Interview: Gustavo Puente Orozco
What markets besides the US is San Luis Potosí looking at to maximise its trade potential?
GUSTAVO PUENTE OROZCO: For obvious structural and geographic reasons, the Mexican and US markets are intrinsically linked together. This is not necessarily a disadvantage, as the North American Free Trade Agreement still exists, and Mexico is still the largest trade partner of a number of states. Having said that, increased interaction with other key global markets in Europe and diversification towards Asia is essential to maintain the strong growth San Luis Potosí has experienced over recent years.
The EU ambassador to Mexico recently visited the state and underlined the importance of our relationship with the world’s largest trading bloc. Nearly 40% of Mexico’s foreign direct investment (FDI) comes from Europe, with this number reaching 51.6% in San Luis Potosí, whereas 41.7% of investment comes from the US. However, looking at growth areas since the turn of the new century, the results are clear: investment and trade from Asia, especially from China, Japan and South Korea, has grown significantly from almost nothing in 2000. Eight years ago there were three Japanese companies in the state, and now there are 55, and it is the same story all over the Bajío region.
In what ways can San Luis Potosí’s central location be leveraged to bolster its economy?
PUENTE: Looking at the national picture, San Luis Potosí stands out as one of the top-seven growth regions in the country and consistently posts economic GDP growth well above the national average. In 2016 the state registered 4.6% GDP growth and received $658.9m in foreign investment in the manufacturing sector in the last five months alone, creating 7980 new jobs. This figure can always be improved; in spite of clear challenges, the state is expecting to reach at least $1bn in FDI inflows in 2017. Looking at the breakdown of industries, San Luis Potosí’s key growth sector is the automotive industry, which represents around 25.7% of the state’s GDP. In Mexico there are 250 original equipment manufacturers, 30% of which are located within 300 km of each other. The proximity of the value chain is enticing to firms looking to move to the state. Taking advantage of its location, the state has become a logistics centre for a variety of industries. Rail operator Kansas City Southern’s presence demonstrates this and is a big draw to industry, especially due to the presence of the World Trade Centre Industrial Park, which acts as an entry point for refined energy products arriving from the US by train. In other areas the state remains strong, especially in mining. San Luis Potosí is one of the most important producers of gold, silver, copper and zinc. In terms of manufacturing, we are a large producer of food products and domestic appliances, but most importantly all of the above-mentioned industries have a strong focus on research and development. This builds on work done by other institutions in neighbouring states such as Querétaro, which follows the vocational dual system of education pioneered in Germany.

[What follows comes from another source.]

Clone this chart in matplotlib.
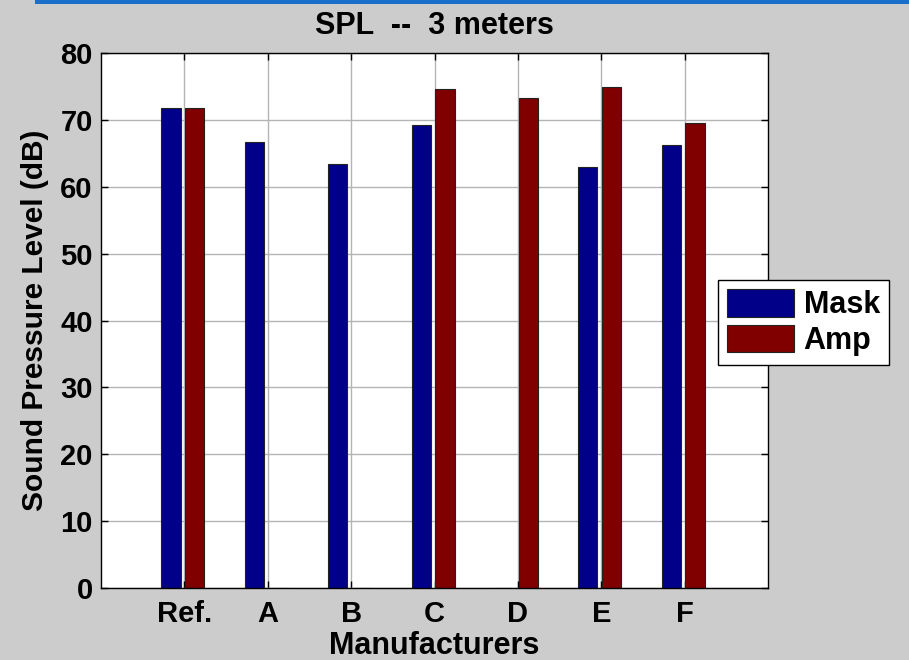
import matplotlib
matplotlib.use("Agg")
import matplotlib.pyplot as plt
import numpy as np
from matplotlib.patches import Rectangle

# Daten
manufacturers = ['Ref.', 'A', 'B', 'C', 'D', 'E', 'F']
mask_spl = [71.8, 66.7, 63.4, 69.3, 0.0, 62.9, 66.2]
amp_spl = [71.8, 0.0, 0.0, 74.6, 73.3, 74.9, 69.5]

plt.rcParams['font.family'] = ['Liberation Sans', 'DejaVu Sans']
plt.rcParams['font.weight'] = 'bold'

fig = plt.figure(figsize=(9.09, 6.6), dpi=100)
fig.patch.set_facecolor('#cccccc')
# blauer Streifen oben
fig.patches.append(Rectangle((35 / 909, 1 - 4 / 660), 1, 4 / 660, transform=fig.transFigure,
                             facecolor='#1a6fc8', edgecolor='none', zorder=0))

ax = fig.add_axes([101 / 909, 1 - 588 / 660, 667 / 909, 535 / 660])
ax.set_facecolor('white')

x = np.arange(1, len(manufacturers) + 1)
w = 0.23
ax.bar(x - 0.16, mask_spl, w, color='#000088', edgecolor='#222222', linewidth=0.8, label='Mask', zorder=2)
ax.bar(x + 0.125, amp_spl, w, color='#800000', edgecolor='#222222', linewidth=0.8, label='Amp', zorder=2)

ax.set_xlim(0, 8)
ax.set_ylim(0, 80)
ax.set_xticks(x)
ax.set_xticklabels(manufacturers)
ax.set_yticks(np.arange(0, 81, 10))
ax.tick_params(axis='both', direction='in', length=5, width=1, labelsize=21,
               top=True, right=True, color='black')
ax.tick_params(axis='x', pad=9)
ax.tick_params(axis='y', pad=6)
ax.grid(True, color='#b4b4b4', linewidth=1, linestyle='-')
ax.set_axisbelow(True)
for s in ax.spines.values():
    s.set_linewidth(1)
    s.set_color('black')

ax.set_title('SPL  --  3 meters', fontsize=22, fontweight='bold', pad=14)
ax.set_xlabel('Manufacturers', fontsize=22, fontweight='bold', labelpad=2)
ax.set_ylabel('Sound Pressure Level (dB)', fontsize=21.5, fontweight='bold', labelpad=8)

leg = fig.legend(loc='upper left', bbox_to_anchor=(718 / 909, 1 - 280 / 660),
                 bbox_transform=fig.transFigure, fontsize=22, frameon=True, fancybox=False,
                 handlelength=2.2, handleheight=1.0, handletextpad=0.3,
                 labelspacing=0.15, borderpad=0.3, borderaxespad=0)
leg.get_frame().set_edgecolor('black')
leg.get_frame().set_linewidth(1)
leg.get_frame().set_facecolor('white')
leg.get_frame().set_alpha(1)

fig.savefig('out.png', dpi=100, facecolor=fig.get_facecolor())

How is infrastructure being prioritised to ensure it facilitates the state’s growth?
PUENTE: The state government is implementing various new projects to bolster the infrastructure of the state over the long term. A $4bn investment in the upgrade of the Querétaro-San Luis Potosí road using the new public-private partnership model approved by the federal government is just one example.

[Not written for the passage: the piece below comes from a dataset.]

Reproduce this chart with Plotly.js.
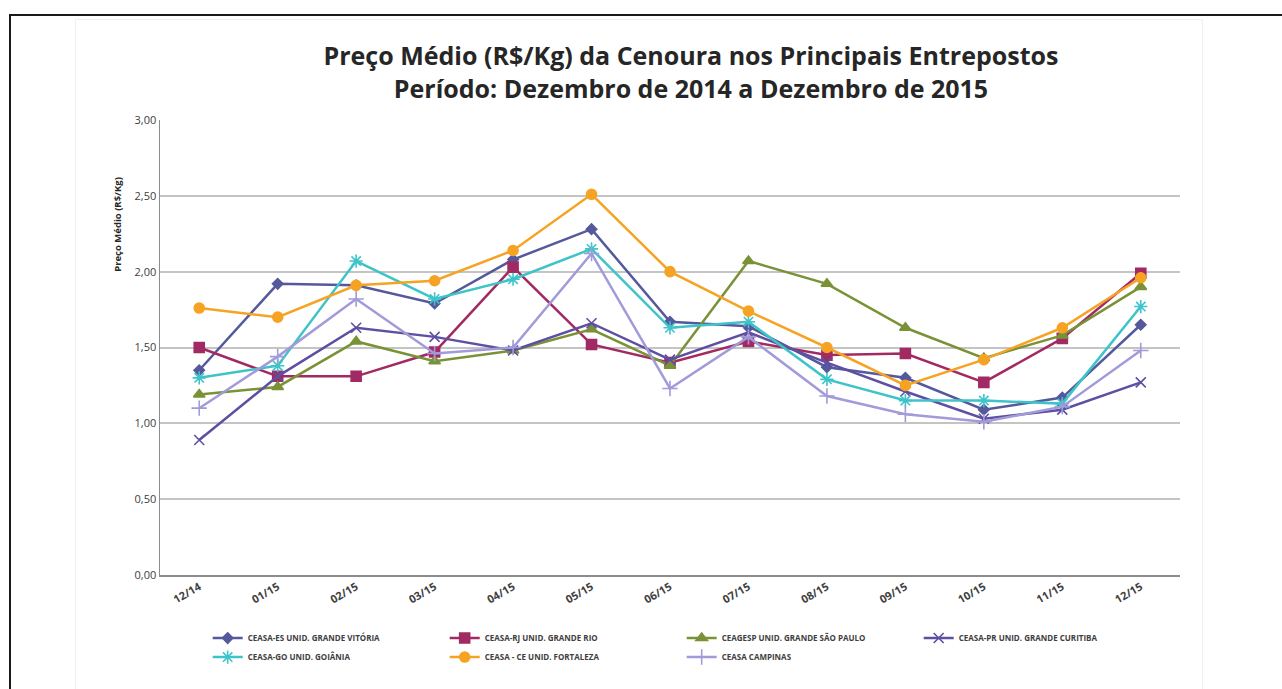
<!DOCTYPE html>
<html>
<head>
<meta charset="utf-8">
<script src="https://cdn.plot.ly/plotly-3.0.1.min.js"></script>
<style>
html,body{margin:0;padding:0;background:#fff;overflow:hidden;}
#frame{position:absolute;left:9px;top:14px;width:1290px;height:700px;border:2px solid #1a1a1a;box-sizing:border-box;}
#inner{position:absolute;left:75px;top:19px;width:1128px;height:680px;border:1px solid #f0f0f0;box-sizing:border-box;}
#chart{position:absolute;left:0;top:0;width:1282px;height:689px;}
</style>
</head>
<body>
<div id="frame"></div>
<div id="inner"></div>
<div id="chart"></div>
<script>
const months = ["12/14","01/15","02/15","03/15","04/15","05/15","06/15","07/15","08/15","09/15","10/15","11/15","12/15"];
const yTicks = [0, 0.5, 1, 1.5, 2, 2.5, 3];
const yTickLabels = ["0,00","0,50","1,00","1,50","2,00","2,50","3,00"];

const seriesNames = [
  "CEASA-ES UNID. GRANDE VITÓRIA",
  "CEASA-RJ UNID. GRANDE RIO",
  "CEAGESP UNID. GRANDE SÃO PAULO",
  "CEASA-PR UNID. GRANDE CURITIBA",
  "CEASA-GO UNID. GOIÂNIA",
  "CEASA - CE UNID. FORTALEZA",
  "CEASA CAMPINAS"
];
const ceasaES   = [1.35, 1.92, 1.91, 1.79, 2.08, 2.28, 1.67, 1.64, 1.37, 1.30, 1.09, 1.17, 1.65];
const ceasaRJ   = [1.50, 1.31, 1.31, 1.47, 2.03, 1.52, 1.40, 1.54, 1.45, 1.46, 1.27, 1.56, 1.99];
const ceagespSP = [1.19, 1.24, 1.54, 1.41, 1.48, 1.62, 1.38, 2.07, 1.92, 1.63, 1.43, 1.58, 1.90];
const ceasaPR   = [0.89, 1.31, 1.63, 1.57, 1.48, 1.66, 1.42, 1.60, 1.40, 1.21, 1.03, 1.09, 1.27];
const ceasaGO   = [1.30, 1.38, 2.07, 1.82, 1.95, 2.15, 1.63, 1.67, 1.29, 1.15, 1.15, 1.13, 1.77];
const ceasaCE   = [1.76, 1.70, 1.91, 1.94, 2.14, 2.51, 2.00, 1.74, 1.50, 1.25, 1.42, 1.63, 1.96];
const campinas  = [1.10, 1.44, 1.82, 1.46, 1.50, 2.12, 1.23, 1.57, 1.18, 1.06, 1.01, 1.11, 1.48];

const seriesValues = [ceasaES, ceasaRJ, ceagespSP, ceasaPR, ceasaGO, ceasaCE, campinas];
const colors = ["#55599C", "#A22A63", "#7A9236", "#5E4FA2", "#3CC4C9", "#F6A323", "#A19BDA"];
const symbols = ["diamond", "square", "triangle-up", "x-thin-open", "asterisk-open", "circle", "cross-thin-open"];
const sizes = [8, 10, 10, 10, 11, 10, 11];

const traces = seriesNames.map((n, i) => ({
  x: months,
  y: seriesValues[i],
  name: n,
  type: "scatter",
  mode: "lines+markers",
  line: {color: colors[i], width: 2.5},
  marker: {symbol: symbols[i], size: sizes[i], color: colors[i], line: {color: colors[i], width: 1.6}}
}));

const layout = {
  width: 1282, height: 689,
  paper_bgcolor: "rgba(0,0,0,0)",
  plot_bgcolor: "#fff",
  margin: {l: 160, r: 102, t: 120, b: 114},
  font: {family: "Open Sans, Liberation Sans, sans-serif", color: "#404040"},
  title: {
    text: "<b>Preço Médio (R$/Kg) da Cenoura nos Principais Entrepostos<br>Período: Dezembro de 2014 a Dezembro de 2015</b>",
    font: {size: 25, color: "#262626", family: "Open Sans, sans-serif"},
    x: 0.539, xanchor: "center", y: 0.905, yanchor: "top"
  },
  xaxis: {
    type: "category",
    range: [-0.5, 12.5],
    showgrid: false,
    showline: true, linecolor: "#8c8c8c", linewidth: 1.5,
    ticks: "", tickangle: -30,
    tickfont: {size: 11, color: "#404040", family: "Open Sans, sans-serif", weight: "bold"},
    fixedrange: true
  },
  yaxis: {
    range: [0, 3],
    tickvals: yTicks, ticktext: yTickLabels,
    showgrid: true, gridcolor: "#c4c4c4", gridwidth: 2,
    zeroline: false,
    showline: true, linecolor: "#8c8c8c", linewidth: 1.5,
    ticks: "", ticklen: 4,
    tickfont: {size: 11, color: "#404040", family: "Open Sans, sans-serif"},
    fixedrange: true
  },
  annotations: [{
    text: "<b>Preço Médio (R$/Kg)</b>",
    xref: "paper", yref: "paper",
    x: -0.042, y: 0.77, xanchor: "center", yanchor: "middle",
    textangle: -90, showarrow: false,
    font: {size: 9.5, color: "#262626", family: "Open Sans, sans-serif"}
  }],
  legend: {
    orientation: "h",
    xref: "container", yref: "container",
    x: 0.162, xanchor: "left",
    y: 0.095, yanchor: "top",
    entrywidth: 192, entrywidthmode: "pixels",
    tracegroupgap: 0,
    font: {size: 8, color: "#404040", family: "Open Sans, sans-serif", weight: "bold"},
    bgcolor: "rgba(0,0,0,0)"
  },
  showlegend: true
};

Plotly.newPlot("chart", traces, layout, {displayModeBar: false, staticPlot: true});
</script>
</body>
</html>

From an international angle, the expansion of the airport is crucial. In 2013 it had 261,699 arrivals and now has 504,313 annually, almost doubling over three years thanks to business and leisure travellers. In 2016 a new MXN400m ($24.1m) investment was initiated that will take 20 months and bring the capacity up to 1. 2m arrivals. Capacity is being added, and the development of new routes connecting Toluca with Santa Fé, Los Angeles and San Francisco is being studied; these routes will connect us to travellers coming from Asia.